The problem is that although it is possible to win an election in a divided country, it becomes difficult to govern it afterwards. It is relevant to say that when the Nation is divided, it will not gather the spiritual, social, intellectual and political energies necessary for the resumption of development, the reduction of inequalities and the construction of democracy, since all the national effort will have been exhausted in useless and sterile disputes.

The division of society regarding crucial issues to build the future of a country is an inevitable consequence of the historical process and overcoming it can trigger creative energies for national life. Brazil has already been divided into favorable and contrary opinions in formative episodes such as the Independence, the Abolition of Slavery, the Proclamation of the Republic and the Revolution of 1930. In all these cases, the breakups were overcome and the country found its path again. It is not what happens today. Brazil is divided by an agenda of customs far apart from the reality of the people and by an ideological guidance far removed from the real challenges of the country. The centrality of the national concern, related to how to make Brazil stronger, developed and socially balanced are themes that were overlooked in the last presidential election.

Brazil needs the union of its people, its political, entrepreneurial, intellectual and academic elites to face the countless challenges in order to make the country a prosperous and respected society throughout the world. It is evident that this is everyone's responsibility, but it is even greater for the rulers, who must set the example of defending the unity of the country and its pacification.

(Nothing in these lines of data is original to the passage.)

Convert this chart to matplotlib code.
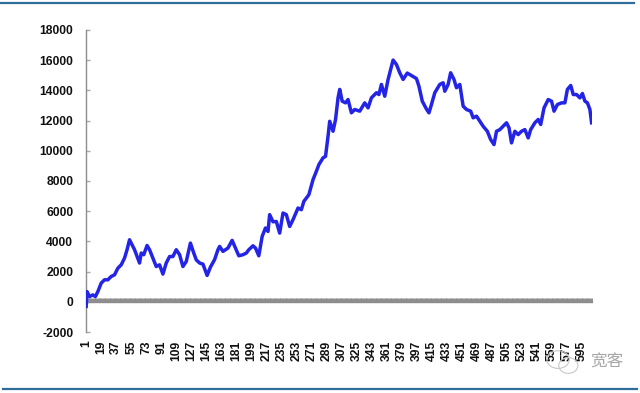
import matplotlib
matplotlib.use("Agg")
import matplotlib.pyplot as plt
from matplotlib.lines import Line2D
from matplotlib.patches import Ellipse
from matplotlib.ticker import FixedLocator

plt.rcParams['font.family'] = ['Liberation Sans', 'Noto Sans CJK SC', 'DejaVu Sans']

# ---- data ----
idx = [1, 2, 5, 9, 12, 15, 19, 23, 27, 31, 35, 39, 43, 47, 50, 53, 57, 59, 65, 67,
       70, 74, 77, 81, 85, 89, 93, 97, 101, 105, 109, 113, 117, 121, 126, 130, 133, 137, 141, 146,
       150, 155, 159, 161, 165, 171, 176, 180, 184, 189, 193, 196, 201, 204, 208, 212, 216, 219, 221, 225,
       229, 233, 237, 241, 245, 249, 255, 259, 262, 268, 273, 277, 280, 285, 288, 291, 293, 297, 300, 303,
       305, 308, 312, 315, 319, 323, 329, 335, 339, 343, 349, 352, 355, 359, 363, 369, 373, 377, 381, 386,
       392, 397, 400, 404, 409, 412, 415, 419, 425, 429, 431, 435, 438, 442, 445, 449, 453, 457, 462, 465,
       469, 473, 477, 482, 486, 490, 493, 497, 501, 505, 508, 511, 515, 519, 523, 527, 531, 534, 539, 543,
       546, 550, 555, 559, 562, 566, 571, 575, 578, 582, 585, 589, 593, 596, 599, 602, 605, 607]
values = [-300, 680, 350, 460, 350, 680, 1240, 1460, 1460, 1680, 1790, 2230, 2450, 2900, 3450, 4110, 3670, 3450, 2570, 3230,
          3120, 3730, 3450, 2900, 2340, 2450, 1840, 2570, 3000, 3000, 3450, 3120, 2340, 2670, 3890, 3230, 2780, 2570, 2500, 1750,
          2300, 2800, 3450, 3670, 3340, 3560, 4070, 3560, 3050, 3120, 3230, 3450, 3710, 3560, 3050, 4330, 4890, 4660, 5770, 5300,
          5320, 4550, 5880, 5770, 4990, 5440, 6210, 6100, 6650, 7090, 8090, 8640, 9080, 9530, 9630, 10960, 11950, 11290, 12070, 13500,
          14060, 13280, 13170, 13390, 12510, 12730, 12620, 13170, 12840, 13500, 13840, 13720, 14390, 13610, 14720, 16000, 15710, 15160, 14720, 15140,
          14940, 14780, 14270, 13280, 12760, 12510, 13060, 13840, 14390, 14500, 13940, 14390, 15160, 14720, 14170, 14390, 12950, 12730, 12620, 12180,
          12290, 11950, 11620, 11290, 10740, 10410, 11290, 11400, 11620, 11850, 11520, 10520, 11290, 11070, 11290, 11400, 10850, 11400, 11850, 12070,
          11740, 12840, 13390, 13280, 12620, 13060, 13170, 13170, 14060, 14320, 13720, 13720, 13500, 13790, 13280, 13170, 12730, 11850]
n_points = 607
xtick_labels = [str(v) for v in range(1, 596, 18)]
ytick_values = list(range(-2000, 18001, 2000))

fig = plt.figure(figsize=(6.4, 3.93), dpi=100)
ax = fig.add_axes([0.134, 0.155, 0.791, 0.769])

ax.plot(idx, values, color='#2424E6', linewidth=2.5, solid_joinstyle='round', zorder=3)

ax.set_xlim(0.5, n_points + 0.5)
ax.set_ylim(-2000, 18000)

for s in ['top', 'right']:
    ax.spines[s].set_visible(False)
ax.spines['left'].set_color('#8c8c8c')
ax.spines['left'].set_linewidth(1.0)
ax.spines['bottom'].set_position(('data', 0))
ax.spines['bottom'].set_color('#8c8c8c')
ax.spines['bottom'].set_linewidth(1.0)

ax.set_yticks(ytick_values)
ax.set_yticklabels([str(v) for v in ytick_values])
ax.tick_params(axis='y', direction='in', length=3, width=1, color='#aaaaaa', pad=9,
               labelsize=8.7, labelcolor='#111111')
for t in ax.get_yticklabels():
    t.set_fontweight('bold')

# dense category ticks on the zero line
ax.xaxis.set_major_locator(FixedLocator(list(range(1, n_points + 1))))
ax.tick_params(axis='x', direction='in', length=3.2, width=0.7, color='#8c8c8c',
               labelbottom=False)

# category labels at the bottom of the plot area
sec = ax.secondary_xaxis('bottom')
sec.spines['bottom'].set_visible(False)
sec.set_xticks(list(range(1, 596, 18)))
sec.set_xticklabels(xtick_labels, rotation=90, fontsize=8.7, fontweight='bold', color='#111111')
sec.tick_params(axis='x', length=0, pad=6)

# decorative rules
fig.add_artist(Line2D([0.0, 0.99], [0.993, 0.993], transform=fig.transFigure,
                      color='#2E6D9A', linewidth=1.6))
fig.add_artist(Line2D([0.005, 0.995], [0.010, 0.010], transform=fig.transFigure,
                      color='#2E6D9A', linewidth=1.6))

# watermark
fig.add_artist(Ellipse((0.872, 0.085), 0.035, 0.045, transform=fig.transFigure,
                       fill=False, edgecolor='#c8c8c8', linewidth=0.8))
fig.add_artist(Ellipse((0.888, 0.070), 0.030, 0.040, transform=fig.transFigure,
                       fill=False, edgecolor='#c8c8c8', linewidth=0.8))
fig.text(0.948, 0.079, '宽客', family=['Noto Sans CJK SC', 'DejaVu Sans'], fontsize=12,
         color='#a8a8a8', ha='center', va='center')

fig.savefig('out.png', dpi=100, facecolor='white')
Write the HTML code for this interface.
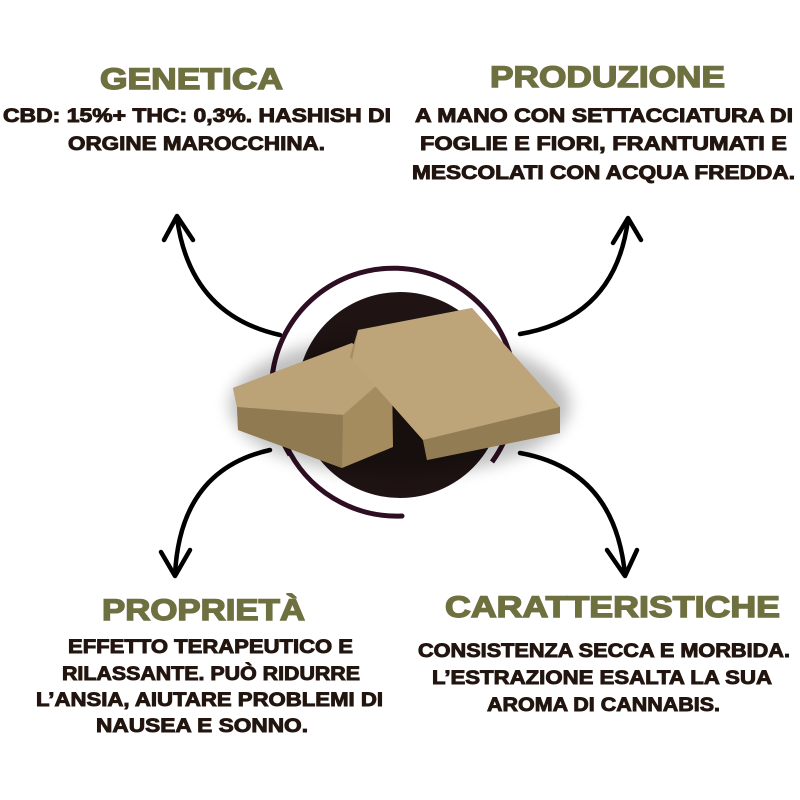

It is necessary to allow a vote of confidence in good faith to the elected government and wait for its initial measures. The first signs are contradictory, as the objectives are not very clear and mingle political pragmatism with raptures that can reveal resentments and touch still open wounds from the recent battles which have alternated winners and losers in 2018 and 2022.

The president elected for the third term will govern in a very different context from that of the first term. The violent competition between China and the United States, NATO's war against Russia in Ukraine and the difficult internal economic situation shall condition the ambitions of the government. When compared to the context of his first term in 2003, the presidential authority is now much more contested. Actually, President Lula has little margin for errors in economics and politics, since the concessions to identitarianism and environmental neo-Malthusianism constitute announced and priced errors since before his inauguration. Let's wait and hope for the best.